Co. Patches had finished the first easy level of killing the bees, which was conducted while sitting on the floor of the shelter, but there were at least a dozen bees still flitting about. It was time to proceed to the next level of the game, which involved him standing up and actively chasing the bees.
Seven bees… Eight bees… Nine bees down.
We envisioned the running tally of bees killed and bees remaining in the upper corner of the video game screen.
10 bees… 11 bees… 12 bees… Co. Patches was really getting into the swing of it now. There were only four bees left on base (the hiking poles).
One took flight and Co. patches chased it down and killed it…13 bees… Then another… 14 bees… Then another… 15 bees.
With only one bee left on base I jiggled the pole and it flew out into the danger zone. Co. Patches chased it into the rain (almost gleefully) and before long he called out, “16, hah! Got them all”.
He returned to the shelter and sat down to bask in the glory of a mission accomplished. The shelter was definitely a more comfortable place without all of those pesky bees flying around.
Suddenly another bee appeared… Chuckwagon and I laughed as Co. Patches chased in down… “17 bees… Or is that 18?” Without the tally running at the top of the screen we were started to lose count.

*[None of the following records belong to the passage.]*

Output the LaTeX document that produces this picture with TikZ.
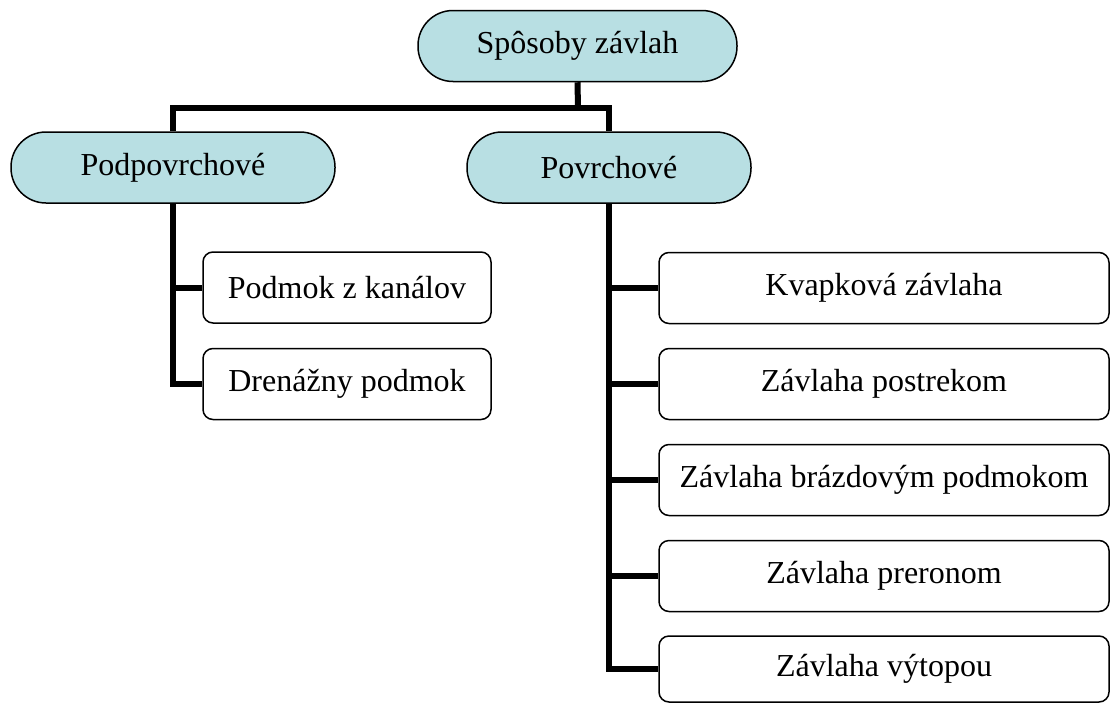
\documentclass[tikz,border=0pt]{standalone}
\usepackage{fontspec}
\setmainfont{Liberation Serif}
\usepackage{xcolor}
\usepackage{tikz}
\usetikzlibrary{positioning}
\definecolor{paleteal}{RGB}{184,223,227}

\begin{document}
\begin{tikzpicture}[x=1pt, y=-1pt,
  grp/.style={rectangle, rounded corners=35pt, draw=black, fill=paleteal, line width=1.5pt, minimum height=71pt, inner sep=0pt, font=\fontsize{32}{38}\selectfont},
  item/.style={rectangle, rounded corners=10pt, draw=black, fill=white, line width=1.5pt, minimum height=71pt, inner sep=0pt, font=\fontsize{32}{38}\selectfont},
  conn/.style={line width=6pt, line join=miter}
]
\useasboundingbox (0,0) rectangle (1110,704);
\node[grp, minimum width=319pt] (root) at (577.5,46) {Spôsoby závlah};
\node[grp, minimum width=324pt] (podp) at (173,167.5) {Podpovrchové};
\node[grp, minimum width=284pt] (povr) at (609,167.5) {Povrchové};

\node[item, minimum width=288pt] (kanal) at (347,287.5) {Podmok z kanálov};
\node[item, minimum width=288pt] (dren) at (347,384) {Drenážny podmok};

\node[item, minimum width=450pt] (kvap) at (884,288) {Kvapková závlaha};
\node[item, minimum width=450pt] (post) at (884,384) {Závlaha postrekom};
\node[item, minimum width=450pt] (braz) at (884,480) {Závlaha brázdovým podmokom};
\node[item, minimum width=450pt] (pre) at (884,576) {Závlaha preronom};
\node[item, minimum width=450pt, minimum height=66pt] (vyt) at (884,669) {Závlaha výtopou};

\coordinate (bus) at (578,108);
\draw[conn] (podp.north) |- (bus) -| (povr.north);
\draw[conn] (root.south) -- (bus);
\draw[conn] (podp.south) |- (kanal.west);
\draw[conn] (podp.south) |- (dren.west);
\foreach \n in {kvap,post,braz,pre,vyt}
  \draw[conn] (povr.south) |- (\n.west);
\end{tikzpicture}
\end{document}
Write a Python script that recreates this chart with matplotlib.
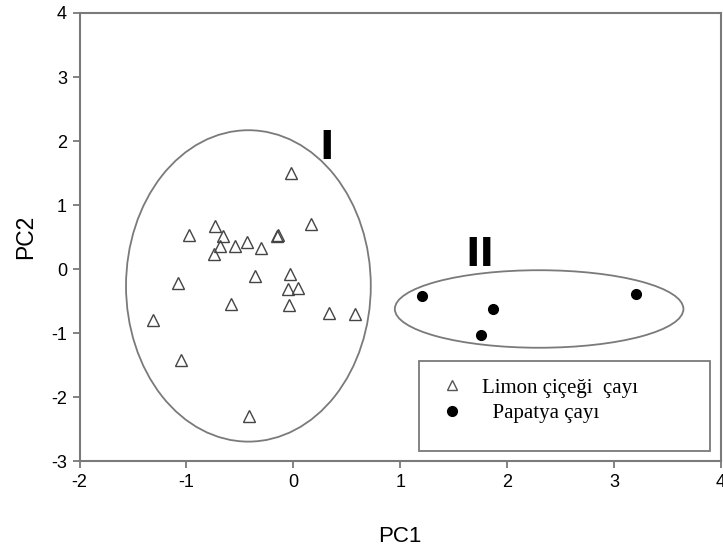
import matplotlib.pyplot as plt
from matplotlib.patches import Ellipse, Rectangle
from matplotlib.lines import Line2D

# PC scores
limon_pc1 = [-0.02, 0.17, -0.15, -0.14, -0.73, -0.98, -0.66, -0.69, -0.74, -0.55, -0.43,
             -0.30, -0.36, -0.03, -0.05, 0.04, -0.04, -1.08, -0.58, -1.31, 0.33, 0.58,
             -1.05, -0.41]
limon_pc2 = [1.50, 0.71, 0.52, 0.54, 0.67, 0.53, 0.52, 0.36, 0.24, 0.37, 0.42,
             0.33, -0.10, -0.07, -0.31, -0.30, -0.55, -0.21, -0.54, -0.79, -0.68, -0.70,
             -1.41, -2.29]
papatya_pc1 = [1.20, 1.87, 1.76, 3.21]
papatya_pc2 = [-0.41, -0.62, -1.02, -0.39]

# group ellipses: (center x, center y, width, height)
group_labels = ['I', 'II']
group_label_pos = [(0.31, 1.89), (1.75, 0.22)]
group_ellipses = [(-0.42, -0.26, 2.29, 4.86), (2.30, -0.62, 2.70, 1.21)]

xticks = [-2, -1, 0, 1, 2, 3, 4]
yticks = [-3, -2, -1, 0, 1, 2, 3, 4]

grey = '#7a7a7a'
plt.rcParams['font.family'] = ['Liberation Sans', 'DejaVu Sans']
plt.rcParams['axes.unicode_minus'] = False

fig = plt.figure(figsize=(7.23, 5.54), dpi=100)
ax = fig.add_axes([0.110, 0.167, 0.887, 0.8096])

ax.plot(limon_pc1, limon_pc2, linestyle='none', marker='^', markersize=8.5,
        markerfacecolor='none', markeredgecolor='#444444', markeredgewidth=1.0)
ax.plot(papatya_pc1, papatya_pc2, linestyle='none', marker='o', markersize=7,
        color='black')

for (cx, cy, w, h) in group_ellipses:
    ax.add_patch(Ellipse((cx, cy), w, h, facecolor='none', edgecolor=grey, linewidth=1.3))

for lab, (lx, ly) in zip(group_labels, group_label_pos):
    ax.text(lx, ly, lab, fontsize=28, fontweight='bold', ha='center', va='center',
            family='DejaVu Sans')

# legend box
ax.add_patch(Rectangle((0.529, 0.023), 0.454, 0.201, transform=ax.transAxes,
                       facecolor='white', edgecolor=grey, linewidth=1.3, zorder=3))
handles = [
    Line2D([], [], linestyle='none', marker='^', markersize=7, markerfacecolor='none',
           markeredgecolor='#555555', markeredgewidth=1.0),
    Line2D([], [], linestyle='none', marker='o', markersize=7, color='black'),
]
leg = ax.legend(handles, ['Limon çiçeği  çayı', '  Papatya çayı'], loc='upper left',
                bbox_to_anchor=(0.536, 0.228), frameon=False, handlelength=1.0,
                handletextpad=0.94, labelspacing=0.3,
                prop={'family': 'Liberation Serif', 'size': 15})
leg.set_zorder(4)

ax.set_xlim(-2, 4)
ax.set_ylim(-3, 4)
ax.set_xticks(xticks)
ax.set_yticks(yticks)
ax.tick_params(labelsize=13, length=5, width=1.3, color=grey, pad=4)
for s in ax.spines.values():
    s.set_color(grey)
    s.set_linewidth(1.5)

ax.set_xlabel('PC1', fontsize=16, labelpad=25)
ax.set_ylabel('PC2', fontsize=16.5, labelpad=10)

plt.savefig('out.png')
plt.close()
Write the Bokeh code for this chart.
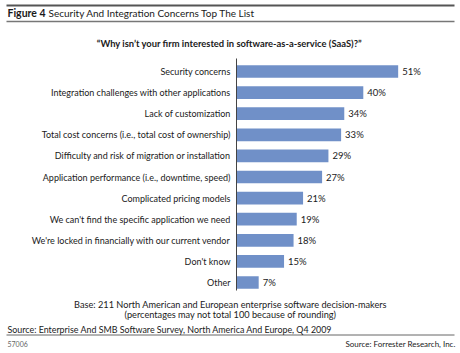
from bokeh.plotting import figure
from bokeh.models import FactorRange, Range1d, ColumnDataSource
from bokeh.core.properties import value
from bokeh.embed import file_html
from bokeh.resources import INLINE

categories = [
    "Security concerns",
    "Integration challenges with other applications",
    "Lack of customization",
    "Total cost concerns (i.e., total cost of ownership)",
    "Difficulty and risk of migration or installation",
    "Application performance (i.e., downtime, speed)",
    "Complicated pricing models",
    "We can't find the specific application we need",
    "We're locked in financially with our current vendor",
    "Don't know",
    "Other",
]
values = [51, 40, 34, 33, 29, 27, 21, 19, 18, 15, 7]
value_labels = [f"{v}%" for v in values]

FONT = "Lato"
W, H = 460, 353
AXIS_X = 236        # canvas x of the 0 % line
PX_PER_PCT = 3.17
ROW_PX = 21.1
N = len(categories)
PAD = (H / ROW_PX - N) / 2

p = figure(width=W, height=H, output_backend="svg", toolbar_location=None,
           x_range=Range1d(-AXIS_X / PX_PER_PCT, (W - AXIS_X) / PX_PER_PCT),
           y_range=FactorRange(*reversed(categories), range_padding=PAD,
                               range_padding_units="absolute"),
           min_border=0, min_border_left=0, min_border_right=0,
           min_border_top=0, min_border_bottom=0)
p.outline_line_color = None
p.axis.visible = False
p.grid.visible = False
p.background_fill_color = "white"
p.border_fill_color = "white"


def cx(px):
    """canvas pixel x -> x coordinate"""
    return (px - AXIS_X) / PX_PER_PCT


def cy(py):
    """canvas pixel y -> synthetic categorical coordinate"""
    return N + PAD - py / ROW_PX


src = ColumnDataSource(dict(cat=categories, val=values, lab=value_labels))
p.hbar(y="cat", right="val", left=0, height=0.6, source=src,
       fill_color="#7090c8", line_color=None)
p.text(x="val", y="cat", text="lab", source=src, x_offset=4,
       text_baseline="middle", text_align="left",
       text_font=value(FONT), text_font_size="9.5px", text_color="#1a1a1a")
p.text(x=0, y="cat", text="cat", source=src, x_offset=-6,
       text_baseline="middle", text_align="right",
       text_font=value(FONT), text_font_size="9px", text_color="#1a1a1a")
# axis line
p.segment(x0=[0], x1=[0], y0=[cy(58)], y1=[cy(290)],
          line_color="#444444", line_width=1)

# decorative rules
p.segment(x0=[cx(6)] * 3, x1=[cx(454)] * 3,
          y0=[cy(5), cy(21), cy(334.5)], y1=[cy(5), cy(21), cy(334.5)],
          line_color=["#555555", "#777777", "#666666"], line_width=[2, 1.5, 1])


def label(text, px, py, size="10px", align="left", bold=False, color="#1a1a1a"):
    p.text(x=[cx(px)], y=[cy(py)], text=[text], text_font=value(FONT),
           text_font_size=size, text_align=align, text_baseline="middle",
           text_font_style="bold" if bold else "normal", text_color=color)


label("Figure 4", 7, 13, size="10.5px", bold=True)
label("Security And Integration Concerns Top The List", 48, 13, size="10px")
label("\u201cWhy isn\u2019t your firm interested in software-as-a-service (SaaS)?\u201d",
      229, 43, size="9.4px", align="center", bold=True)
label("Base: 211 North American and European enterprise software decision-makers",
      230, 304, size="9.2px", align="center")
label("(percentages may not total 100 because of rounding)",
      230, 314, size="9.2px", align="center")
label("Source: Enterprise And SMB Software Survey, North America And Europe, Q4 2009",
      7, 329, size="8.9px")
label("57006", 7, 343, size="7px", color="#666666")
label("Source: Forrester Research, Inc.", 455, 343, size="8px", align="right")

open("out.html", "w").write(file_html(p, INLINE))
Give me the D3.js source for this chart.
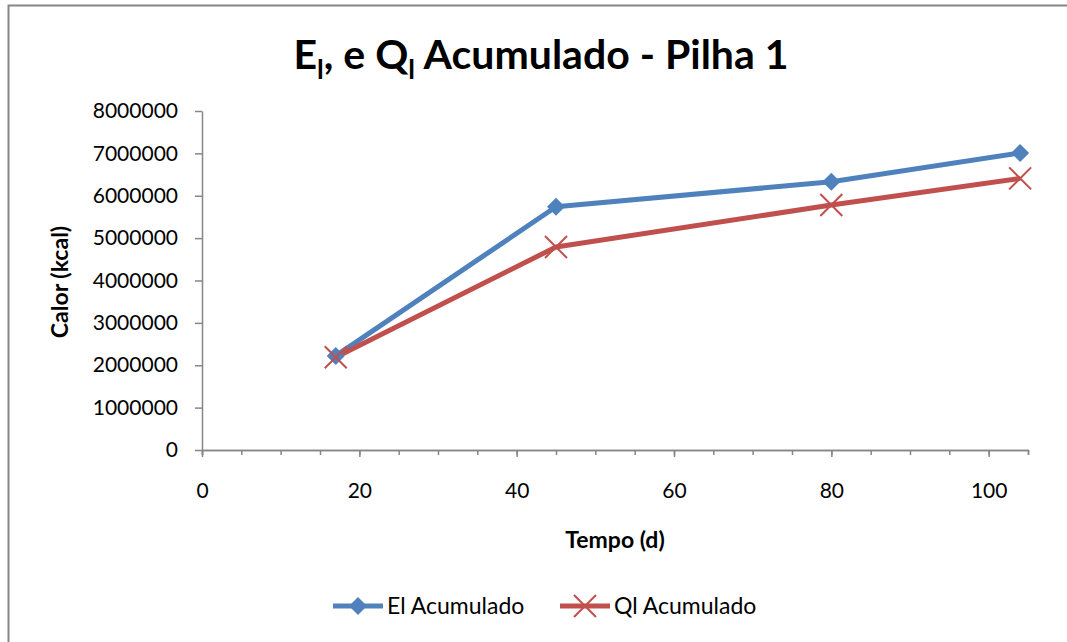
<!DOCTYPE html>
<html>
<head>
<meta charset="utf-8">
<script src="https://cdn.jsdelivr.net/npm/d3@7"></script>
<style>
  body { margin: 0; background: #fff; }
  text { font-family: Lato, "Open Sans", sans-serif; fill: #000; }
</style>
</head>
<body>
<div id="chart-area"></div>
<script>
var width = 1067,
	height = 642;

var margin = {top: 111, right: 39, bottom: 192, left: 202};

// data
var dias = [17, 45, 80, 104];
var elAcumulado = [2220000, 5740000, 6330000, 7010000];
var qlAcumulado = [2190000, 4790000, 5780000, 6410000];
var xTicks = [0, 20, 40, 60, 80, 100];
var yTicks = [0, 1000000, 2000000, 3000000, 4000000, 5000000, 6000000, 7000000, 8000000];
var seriesNames = ["El Acumulado", "Ql Acumulado"];

var svg = d3.select("#chart-area").append("svg")
	.attr("width", width)
	.attr("height", height);

// chart border (only left and top visible)
svg.append("path")
	.attr("d", "M8.5,642 L8.5,5.5 L1067,5.5")
	.attr("fill", "none")
	.attr("stroke", "#868686")
	.attr("stroke-width", 2);

var plotW = width - margin.left - margin.right,
	plotH = height - margin.top - margin.bottom;

var x = d3.scaleLinear().domain([0, 105]).range([0, plotW]);
var y = d3.scaleLinear().domain([0, 8000000]).range([plotH, 0]);

var g = svg.append("g").attr("transform", "translate(" + margin.left + "," + margin.top + ")");

// y axis
var yAxis = g.append("g")
	.call(d3.axisLeft(y).tickValues(yTicks).tickSize(7).tickSizeOuter(0).tickFormat(d3.format("d")).tickPadding(17));
yAxis.selectAll("line, path").attr("stroke", "#868686").attr("stroke-width", 1.5);
yAxis.selectAll("text").style("font-size", "21px").attr("font-family", null);

// x minor ticks
var minor = d3.range(0, 106, 5);
g.append("g")
	.attr("transform", "translate(0," + plotH + ")")
	.call(d3.axisBottom(x).tickValues(minor).tickSize(5).tickFormat(""))
	.selectAll("line, path").attr("stroke", "#868686").attr("stroke-width", 1.5);

// x axis
var xAxis = g.append("g")
	.attr("transform", "translate(0," + plotH + ")")
	.call(d3.axisBottom(x).tickValues(xTicks).tickSize(7).tickSizeOuter(0).tickPadding(26));
xAxis.selectAll("line, path").attr("stroke", "#868686").attr("stroke-width", 1.5);
xAxis.selectAll("text").style("font-size", "21px").attr("font-family", null);

var line = d3.line()
	.x(function(d) { return x(d[0]); })
	.y(function(d) { return y(d[1]); });

var elData = dias.map(function(d, i) { return [d, elAcumulado[i]]; });
var qlData = dias.map(function(d, i) { return [d, qlAcumulado[i]]; });

var blue = "#4F81BD", red = "#C0504D";

g.append("path").datum(elData)
	.attr("fill", "none").attr("stroke", blue).attr("stroke-width", 5)
	.attr("stroke-linejoin", "round").attr("d", line);

g.append("path").datum(qlData)
	.attr("fill", "none").attr("stroke", red).attr("stroke-width", 5)
	.attr("stroke-linejoin", "round").attr("d", line);

function diamond(sel, cx, cy, r) {
	sel.append("path")
		.attr("d", "M" + cx + "," + (cy - r) + " L" + (cx + r) + "," + cy + " L" + cx + "," + (cy + r) + " L" + (cx - r) + "," + cy + "Z")
		.attr("fill", blue);
}
function cross(sel, cx, cy, r) {
	sel.append("path")
		.attr("d", "M" + (cx - r) + "," + (cy - r) + " L" + (cx + r) + "," + (cy + r) + " M" + (cx + r) + "," + (cy - r) + " L" + (cx - r) + "," + (cy + r))
		.attr("stroke", red).attr("stroke-width", 2).attr("fill", "none");
}

elData.forEach(function(d) { diamond(g, x(d[0]), y(d[1]), 9); });
qlData.forEach(function(d) { cross(g, x(d[0]), y(d[1]), 11); });

// title
var title = svg.append("text")
	.attr("x", 541).attr("y", 69)
	.attr("text-anchor", "middle")
	.style("font-size", "41px").style("font-weight", "bold");
title.append("tspan").text("E");
title.append("tspan").attr("dy", 10).style("font-size", "27px").text("l");
title.append("tspan").attr("dy", -10).text(", e Q");
title.append("tspan").attr("dy", 10).style("font-size", "27px").text("l");
title.append("tspan").attr("dy", -10).text(" Acumulado - Pilha 1");

// axis titles
svg.append("text")
	.attr("x", 615).attr("y", 548)
	.attr("text-anchor", "middle")
	.style("font-size", "23px").style("font-weight", "bold")
	.text("Tempo (d)");

svg.append("text")
	.attr("transform", "translate(68,282) rotate(-90)")
	.attr("text-anchor", "middle")
	.style("font-size", "23px").style("font-weight", "bold")
	.text("Calor (kcal)");

// legend
var legendX = [333, 560];
seriesNames.forEach(function(name, i) {
	var lg = svg.append("g").attr("transform", "translate(" + legendX[i] + ",606)");
	lg.append("line").attr("x1", 0).attr("x2", 50).attr("y1", 0).attr("y2", 0)
		.attr("stroke", i == 0 ? blue : red).attr("stroke-width", 5);
	if (i == 0) diamond(lg, 25, 0, 9);
	else cross(lg, 25, 0, 11);
	lg.append("text").attr("x", 54).attr("y", 8)
		.style("font-size", "23px").text(name);
});
</script>
</body>
</html>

Eventually Co. Patches rid the shelter of all of the pesky bees and we settled in to make dinner and to contemplate what the next level of the thru-hiker live action video game would be… We decided that the most obvious next level of the game would involve using a slingshot to go after the mice that skitter around the shelter and get into people’s food at night…
(Bonus points to anyone that puts together the phone app for level one, “the bee zone” of the thru-hiker video game and sends it to me).